Data Synchronization: Maintaining consistent data across multiple cloud providers and on-premise infrastructure requires:

  • Robust data replication strategies across different platforms
  • Conflict resolution mechanisms for distributed data
  • Eventual consistency models that work across diverse infrastructures
  • Secure data transfer protocols (VPN, private connections, encrypted replication)

Standardized Deployment Pipelines: Organizations must develop:

  • Platform-agnostic deployment tools (supporting both cloud and VMware environments)
  • Consistent infrastructure as code practices (Terraform, Ansible, etc.)
  • Unified monitoring and logging solutions across all infrastructure types
  • Standardized security policies across cloud providers and on-premise systems

Traffic Management: Effective multi-cloud and hybrid strategies require:

  • Intelligent DNS routing across diverse infrastructure types
  • Global load balancing solutions that can route between cloud and on-premise
  • Health check mechanisms for different platform types
  • Automated failover procedures that work across technology boundaries

Critical Lessons

The Google Cloud outage of June 12, 2025, provides several crucial lessons that every organization should internalize:

1. Mandatory Feature Flagging is Non-Negotiable

Every new feature, particularly those impacting core services or global configurations, must be protected by feature flags. This requirement should be built into the development process from the beginning, not added as an afterthought.

2. Input Validation is Your First Line of Defense

Comprehensive validation must be implemented at all entry points for configurations and data. This includes preventing the insertion of invalid values (such as nulls from blank fields) and implementing robust error handling to prevent crashes from unexpected inputs.

3. Progressive Deployment is Essential

Avoiding “big bang” global deployments for new features or critical configurations is crucial. Progressive rollout strategies, such as canary releases to small user groups or regions, limit the blast radius of any undetected issues.

4. Architectural Resilience is a Business Imperative

For mission-critical applications and contact centers, designing for active-active or active-passive deployment across multiple distinct geographic regions or different cloud providers provides crucial redundancy against widespread single-provider outages.

5. Automated Observability Enables Rapid Response

Advanced monitoring and AIOps systems that can detect anomalies (like service crash loops or sudden error spikes) immediately, triggering automated alerts and potentially self-healing or failover mechanisms, are essential for swift containment and resolution.

Implementing Resilience: A Practical Roadmap

Organizations looking to build more resilient infrastructure should consider the following implementation roadmap:

Phase 1: Foundation Building (Months 1-3)

  • Implement comprehensive input validation across all systems
  • Deploy feature flags for all new functionality
  • Establish basic monitoring and alerting systems
  • Conduct infrastructure dependency mapping

Phase 2: Resilience Patterns (Months 4-6)
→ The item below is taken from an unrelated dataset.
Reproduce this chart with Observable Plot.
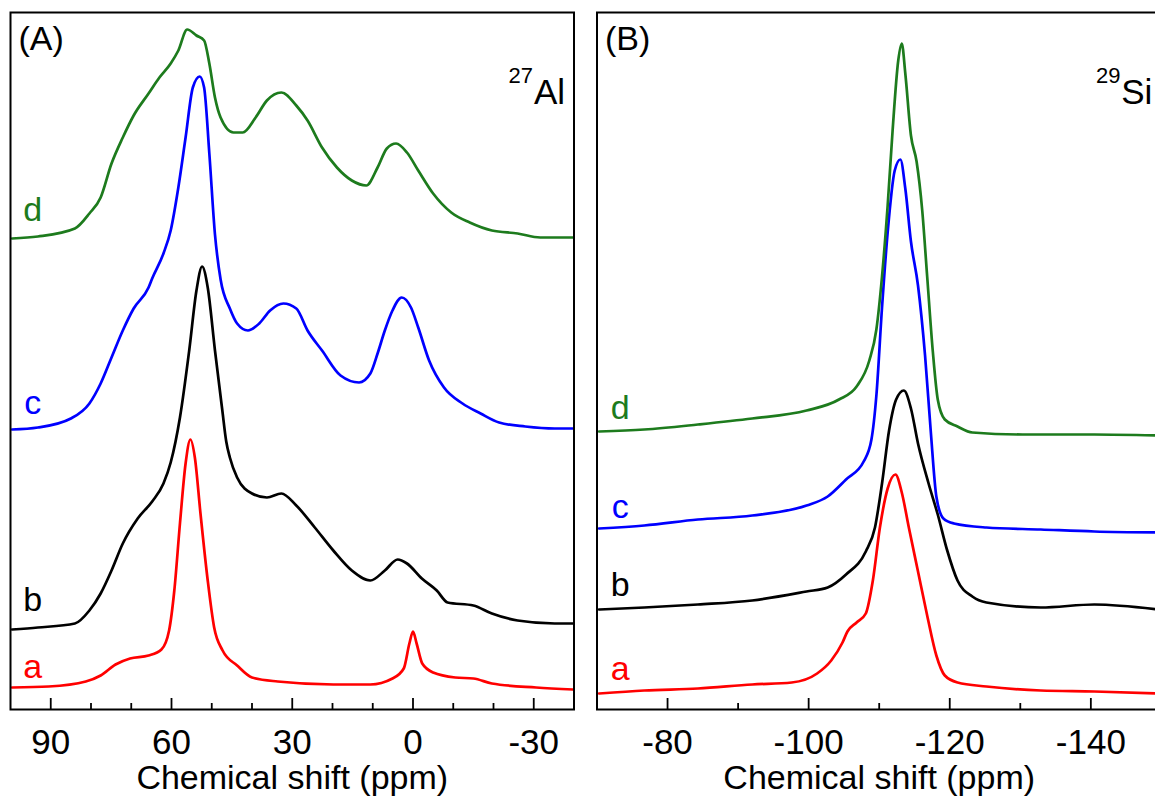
<!DOCTYPE html>
<html><head><meta charset="utf-8">
<script src="https://cdn.jsdelivr.net/npm/d3@7"></script>
<script src="https://cdn.jsdelivr.net/npm/@observablehq/plot@0.6"></script>
<style>
html,body{margin:0;padding:0;background:#fff;overflow:hidden;}
#wrap{position:relative;width:1155px;height:797px;overflow:hidden;background:#fff;}
#wrap svg{position:absolute;top:0;}
</style></head><body><div id="wrap"></div>
<script>
// ---------- Panel A: 27Al spectra (ppm, intensity incl. vertical offset, a.u.) ----------
const alPpmA = [99.6,90.5,81.3,77.6,73.9,70.3,65.7,62.5,60.6,59.3,57.9,56.5,55.3,54.2,52.8,51.0,49.4,47.3,43.7,40.0,33.6,19.8,10.6,5.1,2.3,0.9,0,-0.9,-2.3,-5,-10.5,-15,-19.6,-30.6,-39.8];
const alIntA = [22,23,28,34,45,51,54,60,79,119,186,246,270,252,196,129,82,59,44,32,28,25,25,31,41,66,78,66,46,37,32,31,26,22,20];

const alPpmB = [99.6,93.2,84,80.4,77.6,74.9,72.1,68.4,64.8,62,60.2,57.9,55.6,53.8,52.4,51.0,49.2,47.4,46.4,45.5,43.7,40,36.3,32.7,29,24.4,19.8,15.2,10.6,7,3.8,1.5,-2.2,-5.9,-8.6,-15,-19.6,-26,-35.2,-39.8];
const alIntB = [80,82,86,99,116,139,166,191,208,226,247,292,359,419,443,422,359,300,268,252,232,216,212,216,204,182,159,139,129,139,150,146,131,119,107,104,96,89,86,86];

const alPpmC = [99.6,93.2,85,80.4,77.6,74.9,72.1,69.4,65.7,64.8,62,60.2,58.3,56.5,54.7,53,51.9,50.6,49.2,47.8,45.5,43.7,41,38.2,35.5,32.2,29,26.2,22.6,18,13.4,10.6,8.8,7,5.1,2.8,0.5,-1.3,-4,-7.7,-12.3,-16.8,-21.4,-27.9,-35.2,-39.8];
const alIntC = [280,282,291,306,326,352,379,401,422,431,456,479,522,572,622,633,622,556,475,430,401,386,379,386,399,406,401,379,359,334,327,336,356,379,399,412,402,382,349,322,306,296,287,283,281,281];

const alPpmD = [99.6,93.2,84,80.4,77.6,74.9,72.1,69.4,65.7,63,60.2,58.3,56.1,53.8,51.9,50.6,49.2,47.8,44.6,42.3,39.1,36.3,32.7,29,26.2,22.6,18.9,15.2,11.6,8.8,6.5,4.2,1.5,-1.3,-5,-9.5,-14.1,-19.6,-26,-31.6,-39.8];
const alIntD = [471,473,481,496,512,546,572,594,616,632,646,659,680,674,669,646,612,592,577,577,592,609,617,604,589,562,542,529,524,542,561,566,557,539,516,497,487,479,476,472,472];

// ---------- Panel B: 29Si spectra ----------
const siPpmA = [-70.3,-76.7,-84.3,-92,-97.6,-101.2,-103.2,-104.8,-105.5,-106.8,-108.1,-109.1,-110.1,-111.2,-112.3,-113.2,-114.2,-115.5,-116.8,-118.1,-119.3,-121.1,-125.2,-132.9,-140.5,-149.5];
const siIntA = [16,19,21,25,27,36,49,67,78,87,96,129,182,221,235,217,182,138,94,54,34,27,23,19,18,16];

const siPpmB = [-70.3,-76.7,-84.3,-92,-99.7,-102.7,-105.3,-108.1,-109.4,-110.4,-111.4,-112.4,-113.5,-114.5,-115.5,-117,-118.3,-119.6,-121.1,-123.2,-125.2,-132.9,-140.5,-149.5];
const siIntB = [100,102,105,109,118,122,135,158,182,226,279,310,319,301,266,226,195,160,129,113,107,102,105,100];

const siPpmC = [-70.3,-76.7,-84.3,-92,-99.7,-102.7,-105.3,-107.8,-108.9,-109.6,-110.4,-111.2,-112.2,-113,-113.7,-114.5,-115.5,-116.5,-117.3,-118.1,-119.1,-120.6,-125.2,-132.9,-140.5,-149.5];
const siIntC = [181,184,190,194,204,213,230,248,270,314,402,477,539,550,521,468,424,354,279,213,191,186,182,180,178,177];

const siPpmD = [-70.3,-76.7,-84.3,-92,-99.7,-104.3,-106.8,-108.6,-109.6,-110.4,-111.2,-111.9,-112.7,-113.2,-113.7,-114.5,-115.3,-116.1,-116.8,-117.6,-118.3,-119.3,-121.1,-123.2,-130.3,-140.5,-149.5];
const siIntD = [278,280,285,291,299,310,323,349,380,433,504,579,649,666,636,574,548,499,433,358,310,290,283,277,275,275,274];

// series labels and colours
const seriesNames = ["a","b","c","d"];
const seriesColors = ["#ff0000","#000000","#0000ff","#1d7b1d"];

// label placement (ppm, intensity)
const alLabelPpm = [94.5,94.5,94.5,94.5];
const alLabelInt = [42,109,306,499];
const siLabelPpm = [-73.3,-73.3,-73.3,-73.3];
const siLabelInt = [40,124,202,301];

// ticks
const alMajor = [90,60,30,0,-30];
const alMinor = [80,70,50,40,20,10,-10,-20];
const siMajor = [-80,-100,-120,-140];
const siMinor = [-90,-110,-130];

const font = '"Liberation Sans", Arial, sans-serif';

function rows(ppmArrs, intArrs) {
  const out = [];
  seriesNames.forEach((s, k) => ppmArrs[k].forEach((p, i) => out.push({ppm: p, v: intArrs[k][i], s})));
  return out;
}
const dataAl = rows([alPpmA, alPpmB, alPpmC, alPpmD], [alIntA, alIntB, alIntC, alIntD]);
const dataSi = rows([siPpmA, siPpmB, siPpmC, siPpmD], [siIntA, siIntB, siIntC, siIntD]);
const labelsAl = seriesNames.map((s, i) => ({s, ppm: alLabelPpm[i], v: alLabelInt[i]}));
const labelsSi = seriesNames.map((s, i) => ({s, ppm: siLabelPpm[i], v: siLabelInt[i]}));

const H = 797, MT = 12, MB = 88, PH = H - MT - MB;

function panel({data, labels, domain, major, minor, width, ml, mr, tag, nucNum, nucSym}) {
  return Plot.plot({
    width, height: H, marginLeft: ml, marginRight: mr, marginTop: MT, marginBottom: MB,
    x: {domain},
    y: {domain: [0, 697], axis: null},
    color: {domain: seriesNames, range: seriesColors},
    style: {fontFamily: font, color: "#000", background: "transparent", overflow: "visible"},
    marks: [
      Plot.ruleX(major, {insetTop: PH - 11, stroke: "#000", strokeWidth: 1.8}),
      Plot.ruleX(minor, {insetTop: PH - 6, stroke: "#000", strokeWidth: 1.8}),
      Plot.axisX(major, {tickSize: 0, tickPadding: 20, fontSize: 35, label: null, tickFormat: d => String(d)}),
      Plot.text(["Chemical shift (ppm)"], {frameAnchor: "bottom", lineAnchor: "top", dy: 55, fontSize: 34}),
      Plot.line(data, {x: "ppm", y: "v", z: "s", stroke: "s", curve: "monotone-x", strokeWidth: 2.7}),
      Plot.text(labels, {x: "ppm", y: "v", text: "s", fill: "s", fontSize: 34, textAnchor: "middle", lineAnchor: "middle"}),
      Plot.text([tag], {frameAnchor: "top-left", dx: 8, dy: 27, fontSize: 34, textAnchor: "start", lineAnchor: "middle"}),
      Plot.text([nucSym], {frameAnchor: "top-right", dx: -9, dy: 80, fontSize: 35, textAnchor: "end", lineAnchor: "middle"}),
      Plot.text([nucNum], {frameAnchor: "top-right", dx: -41, dy: 63, fontSize: 22, textAnchor: "end", lineAnchor: "middle"}),
      Plot.frame({stroke: "#000", strokeWidth: 2})
    ]
  });
}

const wrap = document.getElementById("wrap");
const pA = panel({data: dataAl, labels: labelsAl, domain: [100, -40], major: alMajor, minor: alMinor,
  width: 585, ml: 10, mr: 11.5, tag: "(A)", nucNum: "27", nucSym: "Al"});
pA.style.left = "0px";
wrap.appendChild(pA);
const pB = panel({data: dataSi, labels: labelsSi, domain: [-70, -150], major: siMajor, minor: siMinor,
  width: 600, ml: 11.5, mr: 24.1, tag: "(B)", nucNum: "29", nucSym: "Si"});
pB.style.left = "585px";
wrap.appendChild(pB);
</script>
</body></html>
  • Implement circuit breaker patterns
  • Deploy graceful degradation mechanisms
  • Establish progressive deployment pipelines
  • Create disaster recovery procedures

Phase 3: Advanced Architecture (Months 7-12)

  • Design and implement multi-region architecture
  • Evaluate and pilot multi-cloud strategies
  • Deploy advanced observability and AIOps systems
  • Establish automated failover mechanisms

Phase 4: Continuous Improvement (Ongoing)
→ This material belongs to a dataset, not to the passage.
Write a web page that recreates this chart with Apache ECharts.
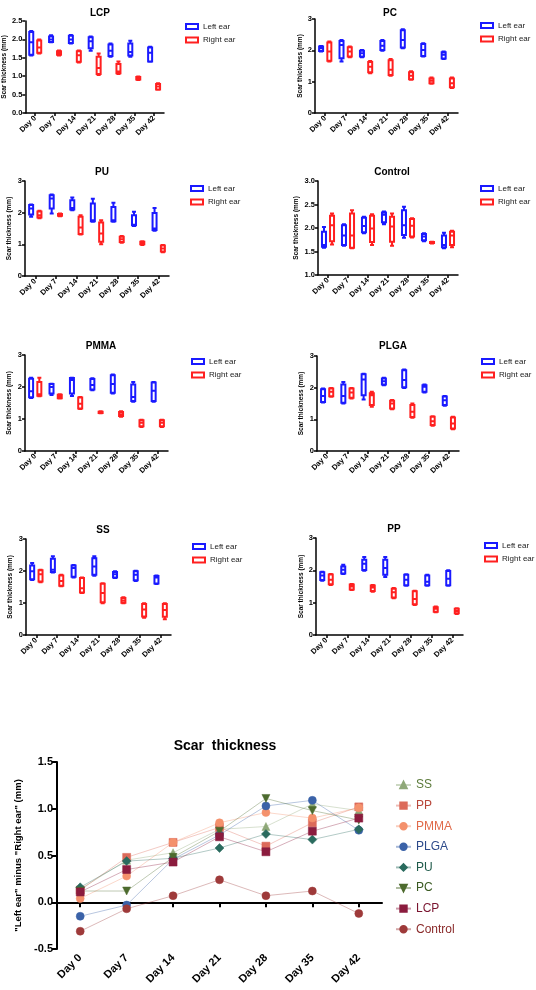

  • Regular disaster recovery testing
  • Continuous monitoring optimization
  • Regular architecture reviews and updates
  • Team training and skill development

The Economics of Resilience

While implementing comprehensive resilience strategies requires significant investment, the cost of downtime often far exceeds the expense of prevention. Organizations should consider:

  • Direct Revenue Loss: Immediate impact on sales and transactions
  • Customer Trust Damage: Long-term impact on brand reputation
  • Regulatory Penalties: Potential fines for service level agreement violations
  • Operational Costs: Emergency response and recovery expenses
  • Competitive Disadvantage: Market share loss to more reliable competitors

***If you are a leader, and you want to understand more about the economics, imperatives, and justifications, refer to this forked article.
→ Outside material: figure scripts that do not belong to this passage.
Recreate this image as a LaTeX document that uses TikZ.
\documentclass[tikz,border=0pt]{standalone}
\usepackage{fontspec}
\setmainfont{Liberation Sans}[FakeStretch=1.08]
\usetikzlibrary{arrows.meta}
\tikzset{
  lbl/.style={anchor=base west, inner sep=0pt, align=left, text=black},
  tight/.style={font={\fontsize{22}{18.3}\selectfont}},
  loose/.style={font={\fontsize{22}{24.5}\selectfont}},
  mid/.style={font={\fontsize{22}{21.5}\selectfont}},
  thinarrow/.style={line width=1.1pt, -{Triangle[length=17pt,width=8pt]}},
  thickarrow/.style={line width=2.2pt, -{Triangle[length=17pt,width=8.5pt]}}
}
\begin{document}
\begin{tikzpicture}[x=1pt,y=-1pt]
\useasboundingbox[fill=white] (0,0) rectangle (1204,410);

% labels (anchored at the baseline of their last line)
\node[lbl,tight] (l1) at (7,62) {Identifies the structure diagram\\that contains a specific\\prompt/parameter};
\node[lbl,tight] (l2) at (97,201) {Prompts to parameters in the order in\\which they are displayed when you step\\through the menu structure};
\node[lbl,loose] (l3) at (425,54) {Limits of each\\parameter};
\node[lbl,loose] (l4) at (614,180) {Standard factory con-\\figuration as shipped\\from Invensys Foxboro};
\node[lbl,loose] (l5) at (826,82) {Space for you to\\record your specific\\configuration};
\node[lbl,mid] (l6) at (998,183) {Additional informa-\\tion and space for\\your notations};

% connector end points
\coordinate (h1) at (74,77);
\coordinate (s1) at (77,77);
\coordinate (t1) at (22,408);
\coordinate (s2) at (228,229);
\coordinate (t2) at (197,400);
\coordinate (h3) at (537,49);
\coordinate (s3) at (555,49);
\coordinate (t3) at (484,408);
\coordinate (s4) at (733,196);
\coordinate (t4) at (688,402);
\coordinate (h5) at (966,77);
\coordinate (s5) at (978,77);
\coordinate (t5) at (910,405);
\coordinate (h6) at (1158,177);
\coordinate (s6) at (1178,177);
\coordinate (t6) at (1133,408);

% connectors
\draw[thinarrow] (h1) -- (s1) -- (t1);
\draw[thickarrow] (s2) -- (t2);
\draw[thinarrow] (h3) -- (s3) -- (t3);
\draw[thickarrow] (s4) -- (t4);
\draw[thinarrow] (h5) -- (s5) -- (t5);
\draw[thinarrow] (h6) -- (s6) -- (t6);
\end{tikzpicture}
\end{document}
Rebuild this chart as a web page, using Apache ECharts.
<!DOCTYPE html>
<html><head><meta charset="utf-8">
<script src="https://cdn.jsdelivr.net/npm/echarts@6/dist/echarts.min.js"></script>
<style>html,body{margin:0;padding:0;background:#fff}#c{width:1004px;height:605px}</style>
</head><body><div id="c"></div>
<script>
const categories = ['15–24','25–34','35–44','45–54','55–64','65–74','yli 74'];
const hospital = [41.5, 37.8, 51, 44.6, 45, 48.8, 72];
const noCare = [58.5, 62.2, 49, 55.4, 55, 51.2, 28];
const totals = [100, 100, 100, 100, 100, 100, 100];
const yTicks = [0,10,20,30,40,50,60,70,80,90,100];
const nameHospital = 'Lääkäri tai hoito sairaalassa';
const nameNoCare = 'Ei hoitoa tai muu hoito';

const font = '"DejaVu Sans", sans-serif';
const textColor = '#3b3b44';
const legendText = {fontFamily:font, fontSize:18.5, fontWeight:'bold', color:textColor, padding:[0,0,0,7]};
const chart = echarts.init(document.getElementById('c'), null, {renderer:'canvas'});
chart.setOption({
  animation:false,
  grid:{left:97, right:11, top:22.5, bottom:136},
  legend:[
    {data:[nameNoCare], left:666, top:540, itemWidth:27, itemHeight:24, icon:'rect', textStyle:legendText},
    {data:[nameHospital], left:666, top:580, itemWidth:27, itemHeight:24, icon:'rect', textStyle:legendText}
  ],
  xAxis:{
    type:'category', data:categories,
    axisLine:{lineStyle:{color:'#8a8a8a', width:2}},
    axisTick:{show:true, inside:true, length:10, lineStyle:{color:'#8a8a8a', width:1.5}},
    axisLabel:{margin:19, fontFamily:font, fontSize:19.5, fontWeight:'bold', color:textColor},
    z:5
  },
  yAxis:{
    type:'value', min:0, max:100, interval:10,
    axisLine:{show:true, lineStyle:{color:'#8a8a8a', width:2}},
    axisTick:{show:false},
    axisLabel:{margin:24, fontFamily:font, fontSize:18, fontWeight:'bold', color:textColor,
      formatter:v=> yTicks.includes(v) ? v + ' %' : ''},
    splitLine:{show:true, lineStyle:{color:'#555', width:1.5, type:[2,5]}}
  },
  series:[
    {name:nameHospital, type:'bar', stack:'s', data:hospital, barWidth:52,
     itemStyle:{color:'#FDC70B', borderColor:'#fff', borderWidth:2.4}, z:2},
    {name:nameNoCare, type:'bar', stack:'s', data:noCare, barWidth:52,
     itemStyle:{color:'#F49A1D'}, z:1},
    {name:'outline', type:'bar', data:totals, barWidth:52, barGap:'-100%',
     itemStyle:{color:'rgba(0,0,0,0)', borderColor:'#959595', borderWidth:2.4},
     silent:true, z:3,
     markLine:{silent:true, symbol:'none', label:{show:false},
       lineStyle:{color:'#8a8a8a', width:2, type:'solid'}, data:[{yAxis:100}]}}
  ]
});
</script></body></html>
Looking Forward: The Future of Cloud Resilience

As cloud infrastructure continues to evolve, several trends are shaping the future of resilience:

Edge Computing Integration: Moving computation closer to users through edge networks will provide additional layers of resilience and improved performance.

AI-Driven Operations: Artificial intelligence and machine learning will increasingly automate incident detection, response, and recovery processes.

Chaos Engineering: Deliberately introducing failures into systems to test and improve resilience will become standard practice.

Regulatory Evolution: Governments and industry bodies will likely introduce stricter requirements for infrastructure resilience and incident response.

Conclusion: Embracing a Culture of Resilience

The Google Cloud outage of June 12, 2025, serves as a powerful reminder that no infrastructure is immune to failure. However, organizations that embrace a culture of resilience—one that prioritizes defensive programming, progressive deployment, multi-cloud strategies, and comprehensive monitoring—can significantly reduce their exposure to such incidents.

Building resilient infrastructure is not just about technology; it’s about cultivating a mindset that expects failure and prepares for it accordingly. By implementing the strategies outlined in this analysis, organizations can ensure that when the next inevitable outage occurs, they’ll be ready to maintain service continuity and protect their customers’ trust.

The question is not whether your infrastructure will face challenges, but whether you’ll be prepared when they arrive. The time to build resilience is now, before the next outage tests your organization’s preparedness.


This analysis is based on the documented Google Cloud outage of June 12, 2025. Organizations should adapt these recommendations to their specific infrastructure, risk tolerance, and business requirements.